Least-squares support-vector machines (LS-SVM) for statistics and in statistical modeling, are least-squares versions of support-vector machines (SVM), which are a set of related supervised learning methods that analyze data and recognize patterns, and which are used for classification and regression analysis.

In this version one finds the solution by solving a set of linear equations instead of a convex quadratic programming (QP) problem for classical SVMs.

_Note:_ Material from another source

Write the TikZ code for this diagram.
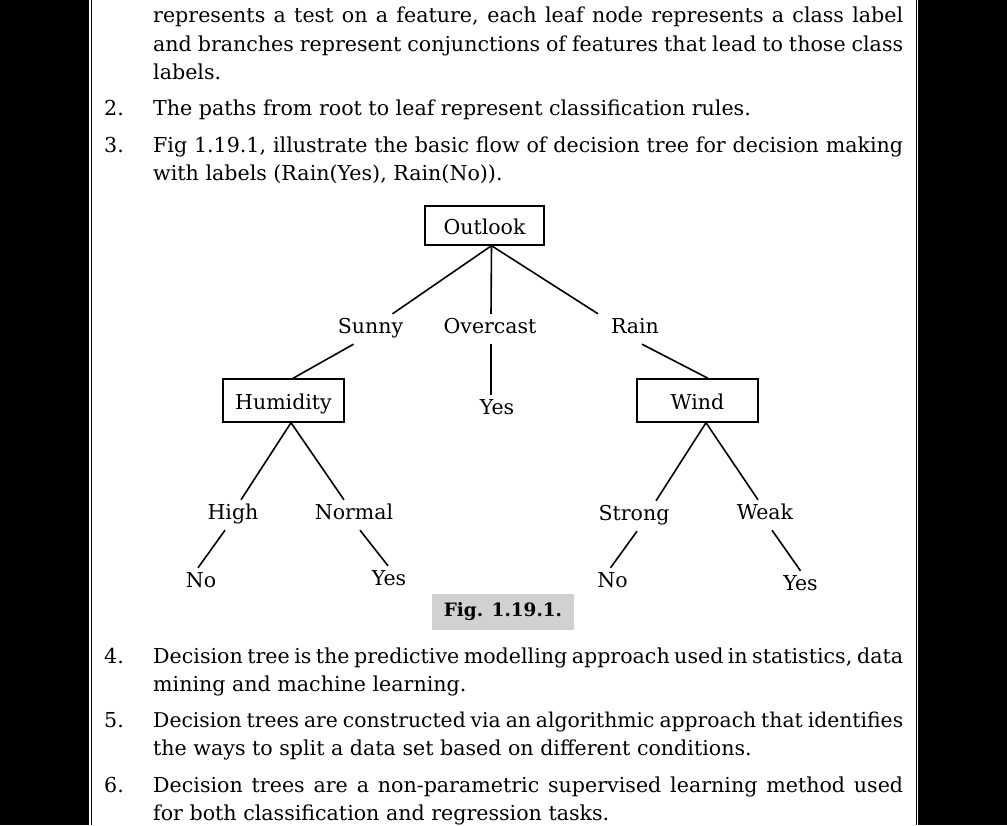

LS-SVMs are a class of kernel-based learning methods.

Least-squares SVM classifiers were proposed by Johan Suykens and Joos Vandewalle.

#### 1.1.2.3. Ridge Complexity

This method has the same order of complexity as [Ordinary Least Squares](https://scikit-learn.org/stable/modules/linear_model.html#ordinary-least-squares).

#### 1.1.2.4. Setting the regularization parameter: leave-one-out Cross-Validation

RidgeCV and RidgeClassifierCV implement ridge regression/classification with built-in cross-validation of the alpha parameter. They work in the same way as GridSearchCV except that it defaults to efficient Leave-One-Out cross-validation. When using the default cross-validation, alpha cannot be 0 due to the formulation used to calculate Leave-One-Out error. See [RL2007] for details.